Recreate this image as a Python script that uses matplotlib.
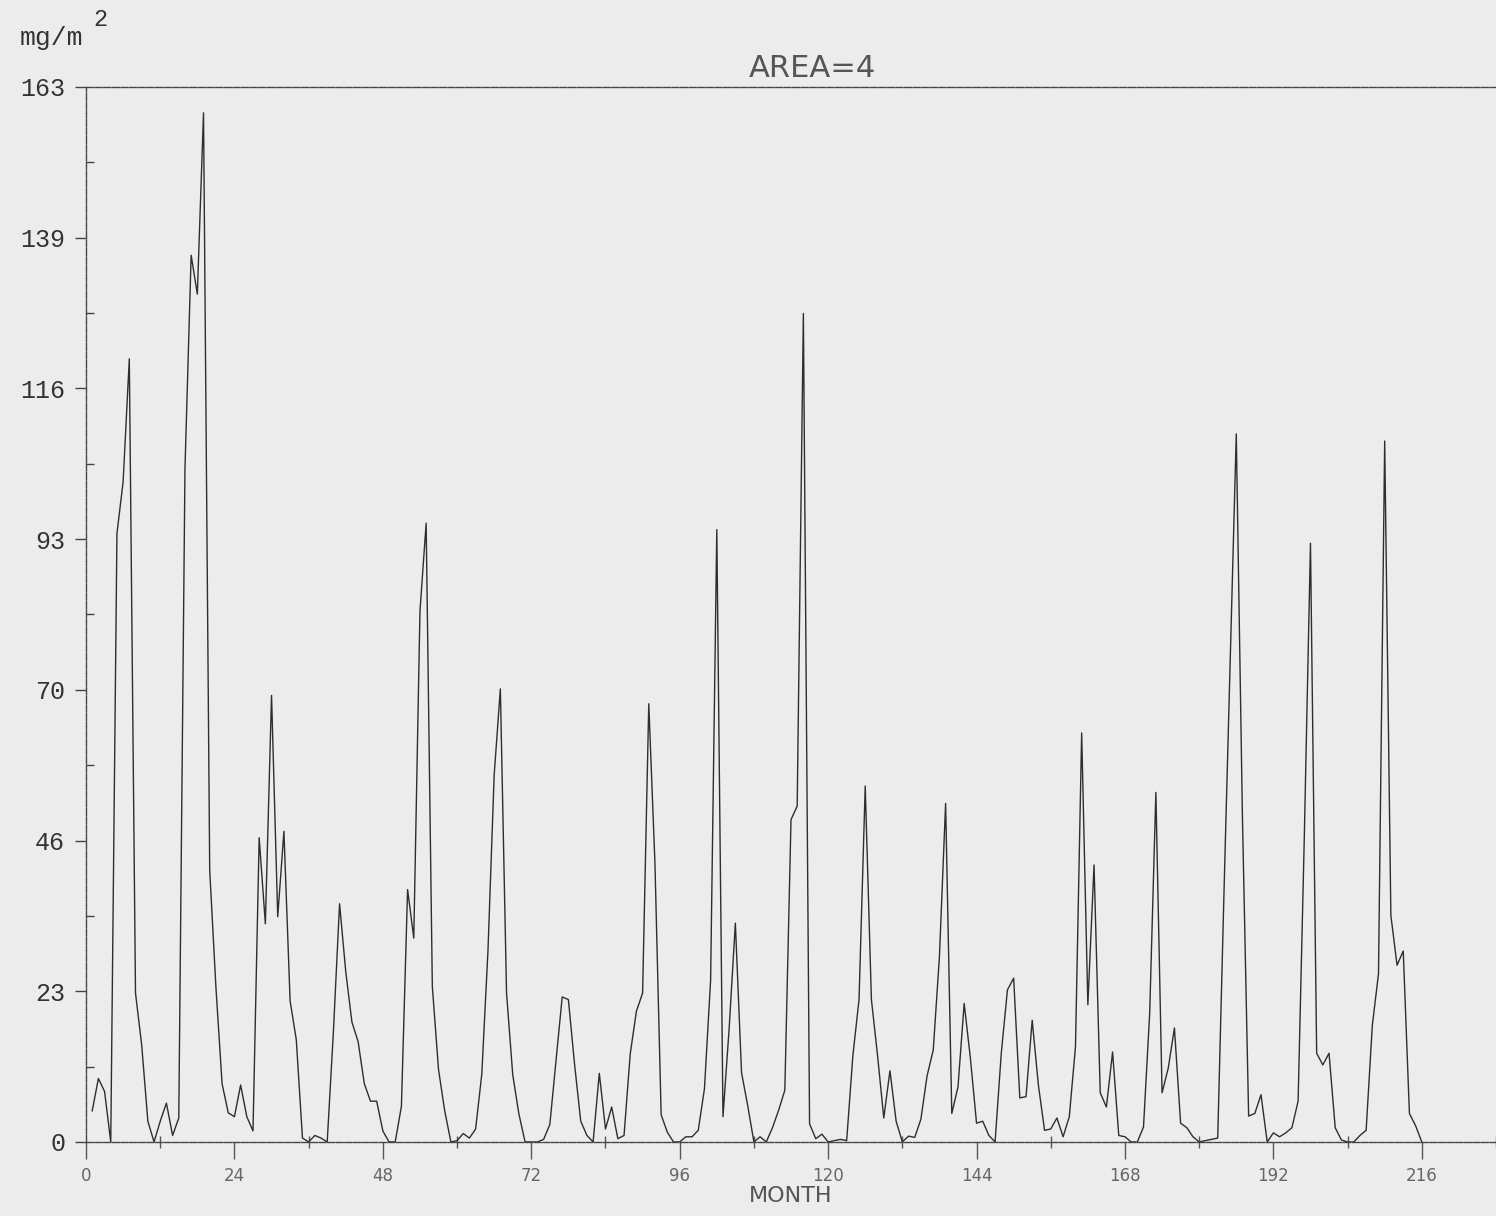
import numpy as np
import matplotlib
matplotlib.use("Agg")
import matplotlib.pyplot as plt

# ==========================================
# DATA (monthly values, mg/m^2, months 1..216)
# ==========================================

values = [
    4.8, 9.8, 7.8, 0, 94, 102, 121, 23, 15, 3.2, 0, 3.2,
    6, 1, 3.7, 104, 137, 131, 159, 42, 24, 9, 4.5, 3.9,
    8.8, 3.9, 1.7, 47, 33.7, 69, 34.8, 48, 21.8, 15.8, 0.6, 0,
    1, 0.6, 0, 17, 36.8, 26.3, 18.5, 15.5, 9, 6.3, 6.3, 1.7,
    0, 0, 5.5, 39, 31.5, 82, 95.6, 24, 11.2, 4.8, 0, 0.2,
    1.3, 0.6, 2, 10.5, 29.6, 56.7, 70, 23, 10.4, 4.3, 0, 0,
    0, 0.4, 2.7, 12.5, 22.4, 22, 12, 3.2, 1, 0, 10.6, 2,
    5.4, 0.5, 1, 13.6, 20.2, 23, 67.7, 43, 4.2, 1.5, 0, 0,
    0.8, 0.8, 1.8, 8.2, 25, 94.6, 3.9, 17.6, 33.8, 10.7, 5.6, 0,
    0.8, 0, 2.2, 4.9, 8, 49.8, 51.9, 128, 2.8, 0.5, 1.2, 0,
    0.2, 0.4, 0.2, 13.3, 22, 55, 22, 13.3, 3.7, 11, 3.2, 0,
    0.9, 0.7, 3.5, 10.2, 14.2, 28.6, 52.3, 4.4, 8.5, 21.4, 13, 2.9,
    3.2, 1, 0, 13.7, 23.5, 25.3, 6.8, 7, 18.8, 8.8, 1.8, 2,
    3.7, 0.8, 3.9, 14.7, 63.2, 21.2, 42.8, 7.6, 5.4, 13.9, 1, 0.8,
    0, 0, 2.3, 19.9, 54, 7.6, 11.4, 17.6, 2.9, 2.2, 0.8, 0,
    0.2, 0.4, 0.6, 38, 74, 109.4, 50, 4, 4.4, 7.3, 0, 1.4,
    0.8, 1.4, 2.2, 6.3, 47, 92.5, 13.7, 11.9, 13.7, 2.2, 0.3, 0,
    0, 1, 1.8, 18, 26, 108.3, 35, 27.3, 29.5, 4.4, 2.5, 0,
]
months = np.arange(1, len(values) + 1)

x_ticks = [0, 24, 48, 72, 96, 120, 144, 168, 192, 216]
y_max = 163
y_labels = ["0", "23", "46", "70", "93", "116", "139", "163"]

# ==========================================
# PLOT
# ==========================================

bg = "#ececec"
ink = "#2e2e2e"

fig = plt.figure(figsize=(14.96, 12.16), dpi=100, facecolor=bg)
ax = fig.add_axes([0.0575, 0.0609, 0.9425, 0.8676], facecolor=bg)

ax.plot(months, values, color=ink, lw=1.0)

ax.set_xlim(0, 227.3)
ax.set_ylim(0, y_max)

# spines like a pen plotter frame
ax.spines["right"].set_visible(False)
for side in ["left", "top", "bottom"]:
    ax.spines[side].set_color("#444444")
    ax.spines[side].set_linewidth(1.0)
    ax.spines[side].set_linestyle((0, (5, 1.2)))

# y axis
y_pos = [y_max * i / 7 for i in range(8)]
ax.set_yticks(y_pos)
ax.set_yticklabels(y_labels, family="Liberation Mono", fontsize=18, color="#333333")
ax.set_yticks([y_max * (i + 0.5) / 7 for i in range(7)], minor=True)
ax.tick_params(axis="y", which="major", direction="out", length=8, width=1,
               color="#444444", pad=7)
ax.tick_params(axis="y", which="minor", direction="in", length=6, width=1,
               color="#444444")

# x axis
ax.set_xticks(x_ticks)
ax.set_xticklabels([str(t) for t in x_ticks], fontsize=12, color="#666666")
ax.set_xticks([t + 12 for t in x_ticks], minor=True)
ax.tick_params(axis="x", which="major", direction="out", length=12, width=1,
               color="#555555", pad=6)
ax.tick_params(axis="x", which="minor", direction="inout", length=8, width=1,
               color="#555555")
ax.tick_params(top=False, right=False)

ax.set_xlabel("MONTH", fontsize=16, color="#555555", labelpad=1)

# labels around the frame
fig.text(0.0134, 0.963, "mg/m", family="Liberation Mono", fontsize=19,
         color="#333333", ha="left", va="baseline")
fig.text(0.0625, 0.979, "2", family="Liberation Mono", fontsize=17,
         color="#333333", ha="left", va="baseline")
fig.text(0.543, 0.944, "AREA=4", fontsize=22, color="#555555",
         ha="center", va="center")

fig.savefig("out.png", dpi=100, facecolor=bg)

[Task description]
Leaving the pictures aside, transcribe the entire listing exactly.

[Right answer]
Recreate this image as a Python script that uses matplotlib.
import numpy as np
import matplotlib
matplotlib.use("Agg")
import matplotlib.pyplot as plt

# ==========================================
# DATA (monthly values, mg/m^2, months 1..216)
# ==========================================

values = [
    4.8, 9.8, 7.8, 0, 94, 102, 121, 23, 15, 3.2, 0, 3.2,
    6, 1, 3.7, 104, 137, 131, 159, 42, 24, 9, 4.5, 3.9,
    8.8, 3.9, 1.7, 47, 33.7, 69, 34.8, 48, 21.8, 15.8, 0.6, 0,
    1, 0.6, 0, 17, 36.8, 26.3, 18.5, 15.5, 9, 6.3, 6.3, 1.7,
    0, 0, 5.5, 39, 31.5, 82, 95.6, 24, 11.2, 4.8, 0, 0.2,
    1.3, 0.6, 2, 10.5, 29.6, 56.7, 70, 23, 10.4, 4.3, 0, 0,
    0, 0.4, 2.7, 12.5, 22.4, 22, 12, 3.2, 1, 0, 10.6, 2,
    5.4, 0.5, 1, 13.6, 20.2, 23, 67.7, 43, 4.2, 1.5, 0, 0,
    0.8, 0.8, 1.8, 8.2, 25, 94.6, 3.9, 17.6, 33.8, 10.7, 5.6, 0,
    0.8, 0, 2.2, 4.9, 8, 49.8, 51.9, 128, 2.8, 0.5, 1.2, 0,
    0.2, 0.4, 0.2, 13.3, 22, 55, 22, 13.3, 3.7, 11, 3.2, 0,
    0.9, 0.7, 3.5, 10.2, 14.2, 28.6, 52.3, 4.4, 8.5, 21.4, 13, 2.9,
    3.2, 1, 0, 13.7, 23.5, 25.3, 6.8, 7, 18.8, 8.8, 1.8, 2,
    3.7, 0.8, 3.9, 14.7, 63.2, 21.2, 42.8, 7.6, 5.4, 13.9, 1, 0.8,
    0, 0, 2.3, 19.9, 54, 7.6, 11.4, 17.6, 2.9, 2.2, 0.8, 0,
    0.2, 0.4, 0.6, 38, 74, 109.4, 50, 4, 4.4, 7.3, 0, 1.4,
    0.8, 1.4, 2.2, 6.3, 47, 92.5, 13.7, 11.9, 13.7, 2.2, 0.3, 0,
    0, 1, 1.8, 18, 26, 108.3, 35, 27.3, 29.5, 4.4, 2.5, 0,
]
months = np.arange(1, len(values) + 1)

x_ticks = [0, 24, 48, 72, 96, 120, 144, 168, 192, 216]
y_max = 163
y_labels = ["0", "23", "46", "70", "93", "116", "139", "163"]

# ==========================================
# PLOT
# ==========================================

bg = "#ececec"
ink = "#2e2e2e"

fig = plt.figure(figsize=(14.96, 12.16), dpi=100, facecolor=bg)
ax = fig.add_axes([0.0575, 0.0609, 0.9425, 0.8676], facecolor=bg)

ax.plot(months, values, color=ink, lw=1.0)

ax.set_xlim(0, 227.3)
ax.set_ylim(0, y_max)

# spines like a pen plotter frame
ax.spines["right"].set_visible(False)
for side in ["left", "top", "bottom"]:
    ax.spines[side].set_color("#444444")
    ax.spines[side].set_linewidth(1.0)
    ax.spines[side].set_linestyle((0, (5, 1.2)))

# y axis
y_pos = [y_max * i / 7 for i in range(8)]
ax.set_yticks(y_pos)
ax.set_yticklabels(y_labels, family="Liberation Mono", fontsize=18, color="#333333")
ax.set_yticks([y_max * (i + 0.5) / 7 for i in range(7)], minor=True)
ax.tick_params(axis="y", which="major", direction="out", length=8, width=1,
               color="#444444", pad=7)
ax.tick_params(axis="y", which="minor", direction="in", length=6, width=1,
               color="#444444")

# x axis
ax.set_xticks(x_ticks)
ax.set_xticklabels([str(t) for t in x_ticks], fontsize=12, color="#666666")
ax.set_xticks([t + 12 for t in x_ticks], minor=True)
ax.tick_params(axis="x", which="major", direction="out", length=12, width=1,
               color="#555555", pad=6)
ax.tick_params(axis="x", which="minor", direction="inout", length=8, width=1,
               color="#555555")
ax.tick_params(top=False, right=False)

ax.set_xlabel("MONTH", fontsize=16, color="#555555", labelpad=1)

# labels around the frame
fig.text(0.0134, 0.963, "mg/m", family="Liberation Mono", fontsize=19,
         color="#333333", ha="left", va="baseline")
fig.text(0.0625, 0.979, "2", family="Liberation Mono", fontsize=17,
         color="#333333", ha="left", va="baseline")
fig.text(0.543, 0.944, "AREA=4", fontsize=22, color="#555555",
         ha="center", va="center")

fig.savefig("out.png", dpi=100, facecolor=bg)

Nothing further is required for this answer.